Plaid Cymru's 2024 manifesto held Welsh independence as a long term commitment. The party won power in Wales by deferring it. On 7 May 2026 Plaid won 43 of 96 Senedd seats on 35.4 per cent, Labour collapsed to nine seats and lost government for the first time since devolution began in 1999, and Rhun ap Iorwerth was elected First Minister on 12 May with Green support. The party that campaigned on independence removed the central constitutional ask from the campaign and won the largest electoral breakthrough of any Welsh nationalist party in history. The gap is between a manifesto built on long term constitutional ambition and a government built on near term devolved delivery.
The deferral was planned. In May 2025, twelve months before the Senedd election, ap Iorwerth stated there would be no plan for an independence referendum in the first term and no referendum talk before 2030. Plaid won by not talking about independence. The party that has long defined itself through constitutional ambition governed Wales without it.
On fair funding the manifesto demanded recovery of the £4 billion HS2 Barnett consequential Wales had been denied. The ask now sits with the Plaid Welsh Government negotiating directly with the Labour UK Government rather than with Plaid campaigning from outside. On the Crown Estate the manifesto demanded devolution on the Scottish model with offshore wind revenues retained for Welsh investment. Plaid will now negotiate it rather than campaign for it. Plaid's leverage has changed from outsider pressure to insider negotiation.

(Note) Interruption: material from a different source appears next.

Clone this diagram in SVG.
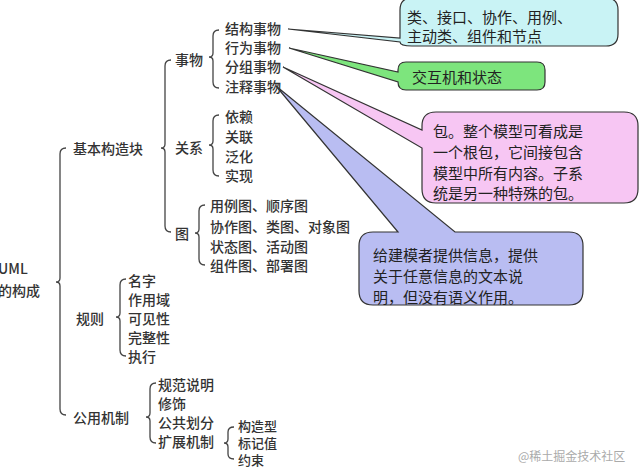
<svg xmlns="http://www.w3.org/2000/svg" width="642" height="468" viewBox="0 0 642 468">
<style>
text{font-family:"Noto Sans CJK SC","Liberation Serif",serif;font-size:14px;fill:#333;dominant-baseline:central;font-weight:500}
.b{fill:none;stroke:#444;stroke-width:1.3}
.c{font-size:15px;fill:#222;font-weight:400}
.box{stroke:#333;stroke-width:1.2}
</style>
<rect width="642" height="468" fill="#fff"/>
<g id="connectors">
<path class="b" d="M66 148 Q60 148 60 154 V278 Q60 282 56 282 Q60 282 60 286 V409 Q60 415 66 415"/>
<path class="b" d="M171 60 Q165 60 165 66 V144 Q165 148 161 148 Q165 148 165 152 V226 Q165 232 171 232"/>
<path class="b" d="M219 30 Q213 30 213 36 V53 Q213 57 209 57 Q213 57 213 61 V82 Q213 88 219 88"/>
<path class="b" d="M219 115 Q213 115 213 121 V141 Q213 145 209 145 Q213 145 213 149 V170 Q213 176 219 176"/>
<path class="b" d="M205 205 Q199 205 199 211 V229 Q199 233 195 233 Q199 233 199 237 V259 Q199 265 205 265"/>
<path class="b" d="M126 279 Q120 279 120 285 V313 Q120 317 116 317 Q120 317 120 321 V350 Q120 356 126 356"/>
<path class="b" d="M156 383 Q150 383 150 389 V413 Q150 417 146 417 Q150 417 150 421 V437 Q150 443 156 443"/>
<path class="b" d="M234 427 Q228 427 228 432 V439 Q228 443 224 443 Q228 443 228 447 V454 Q228 459 234 459"/>
</g>
<g id="callout-structure">
<path class="box" fill="#c9f3f5" d="M288 29 L400 38 L400 10 Q400 -2 412 -2 L606 -2 Q618 -2 618 10 L618 34 Q618 46 606 46 L412 46 Q400 46 400 42 Z"/>
<text class="c" x="407" y="16">类、接口、协作、用例、</text>
<text class="c" x="407" y="35">主动类、组件和节点</text>
</g>
<g id="callout-behavior">
<path class="box" fill="#7de57d" d="M289 48 L398 72 L398 70 Q398 62 406 62 L537 62 Q545 62 545 70 L545 82 Q545 90 537 90 L406 90 Q398 90 398 82 Z"/>
<text class="c" x="412" y="76">交互机和状态</text>
</g>
<g id="callout-group">
<path class="box" fill="#f7c6f3" d="M283 67 L422 130 L422 126 Q422 112 436 112 L624 112 Q638 112 638 126 L638 189 Q638 203 624 203 L436 203 Q422 203 422 189 L422 148 Z"/>
<text class="c" x="433" y="130">包。整个模型可看成是</text>
<text class="c" x="433" y="151">一个根包，它间接包含</text>
<text class="c" x="433" y="172">模型中所有内容。子系</text>
<text class="c" x="433" y="192">统是另一种特殊的包。</text>
</g>
<g id="callout-note">
<path class="box" fill="#b9bdf2" d="M276 86 L398 232 L373 232 Q359 232 359 246 L359 291 Q359 305 373 305 L569 305 Q583 305 583 291 L583 246 Q583 232 569 232 L455 232 Z"/>
<text class="c" x="373" y="254">给建模者提供信息，提供</text>
<text class="c" x="373" y="275">关于任意信息的文本说</text>
<text class="c" x="373" y="296">明，但没有语义作用。</text>
</g>
<g id="root"><text x="-2" y="268">UML</text><text x="-2" y="290">的构成</text></g>
<g id="n-basic"><text x="73" y="148">基本构造块</text></g>
<g id="n-things"><text x="175" y="59">事物</text>
<text x="225" y="28">结构事物</text><text x="225" y="47">行为事物</text><text x="225" y="66">分组事物</text><text x="225" y="86">注释事物</text></g>
<g id="n-rel"><text x="175" y="147">关系</text>
<text x="225" y="116">依赖</text><text x="225" y="136">关联</text><text x="225" y="156">泛化</text><text x="225" y="175">实现</text></g>
<g id="n-diag"><text x="175" y="233">图</text>
<text x="210" y="205">用例图、顺序图</text><text x="210" y="226">协作图、类图、对象图</text><text x="210" y="246">状态图、活动图</text><text x="210" y="265">组件图、部署图</text></g>
<g id="n-rules"><text x="76" y="318">规则</text>
<text x="128" y="280">名字</text><text x="128" y="299">作用域</text><text x="128" y="318">可见性</text><text x="128" y="337">完整性</text><text x="128" y="356">执行</text></g>
<g id="n-common"><text x="73" y="417">公用机制</text>
<text x="158" y="384">规范说明</text><text x="158" y="403">修饰</text><text x="158" y="422">公共划分</text><text x="158" y="441">扩展机制</text>
<text x="238" y="425" style="font-size:13px">构造型</text><text x="238" y="442" style="font-size:13px">标记值</text><text x="238" y="459" style="font-size:13px">约束</text></g>
<text x="518" y="455" style="font-size:12px;fill:#aaa;font-weight:400">@稀土掘金技术社区</text>
</svg>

Plaid inherits a National Health Service with the longest waiting times in Britain. The party won by criticizing Labour Welsh Government delivery. Now Plaid owns the record. The defining campaign criticism is now the governing responsibility.
The manifesto's central welfare demand was scrapping the two child benefit cap. Labour scrapped it at the November 2025 Budget. The headline welfare ask has been delivered by the UK Government, not by Plaid.
This is not a party that broke its manifesto. Plaid Cymru did what the SNP cannot currently do: won an electoral mandate that gives the party executive power in its own country. The price was deferral of the constitutional commitment that defined the party for generations. The party that campaigned for independence is now governing without it. Whether the deferral was tactical and reversible or whether the conditions that produced May 2026 require keeping independence permanently parked remains unknown. What ap Iorwerth has set is a 2030 deadline for the answer. Whether Plaid returns to independence before 2030 will test whether the party believes in it or whether independence is now over.